Los enviaron a todos a la cama. Pero poco tardaron en juntarse a través de los balcones contiguos entre las habitaciones. Con sigilo, disimulo y alguna que otra risa que se escapaba de vez en cuando, decidieron esperar un rato a que durmiera todo el mundo, y reunirse en uno de los balcones más grandes, todos aquellos que cupieran, para pasar las últimas horas, por lo menos, juntos.

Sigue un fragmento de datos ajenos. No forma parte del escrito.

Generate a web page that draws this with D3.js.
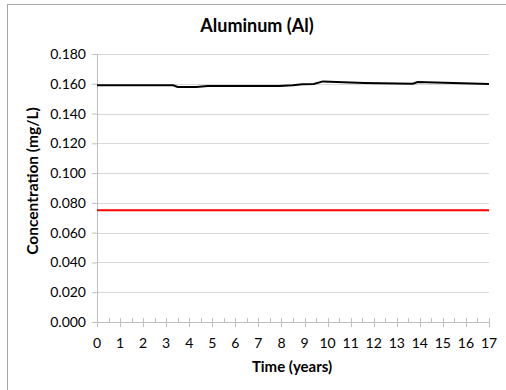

Y así fue como ella fue a su habitación a informar de las condiciones al resto. Pero no parecieron muy entusiasmados, más bien aburridos. Dedujo que le tocaría despertarse sola y puso todas las alarmas que encontró a las cinco de la mañana. Estaba destrozada, y calló dormida profundamente en tan sólo unos minutos.

Tras cinco horas, empezaron a sonar alarmas. Paró la del móvil y la su reloj de muñeca. Pero no hubo manera de levantarse. Una de sus compañeras, que tenía sueño ligero, se encargó de despertarla, con cuidado. Pero en cuanto abrió los ojos, vio que todavía era de noche y decidió dormir media hora más.

Cuando se despertó, había pasado una hora y media, y de un salto, se tiró hacia el balcón, asustada, con miedo a haberse perdido el gran momento. 

Asomó la cabeza. Las sillas se acumulaban en el balcón más grande. Había menos personas de las que se habían comprometido, pero a ella le sorprendió que hubiera tanta gente. Sentados, mirando los primeros rayos del día, la saludaron. Ella se unió al espectáculo. 

El humo de los pitillos creaba formas imposibles, el sol, tímidamente, iluminaba aquellas caras llenas de ojeras. Pero las miradas eran firmes. Y ella sentía un calorcito en su interior. Sabía que aquello iba a ser el despertar de algo nuevo, que todos y cada uno de los que estaban en aquel balcón iban a empezar a tomar las riendas de su propia existencia.

Pero al mismo tiempo, sentía un gran vacío. Iba a abandonar dos de los años más felices de su vida. Iba a dejar su infancia atrás. ¿Y quién sabe si volvería a verlos jamás? Aquel pensamiento la apenó, y por un momento, se sintió insegura. Temió aquello que tenía que venir. Temió no volver a compartir más momentos como hasta entonces.

Fuera como fuese, era inevitable. Un nuevo día estaba empezando, y con él, una nueva vida. Le parecía precioso, a pesar de todo. Y supo que aquel era el primer amanecer de muchos que tendrían que venir.

Lo que no imaginaba era que quedaría grabado por siempre en su memoria. No por ser el primero, sino por haber marcado, con aquella luz impetuosa, el comienzo de lo que sería una de las etapas más importantes de su vida.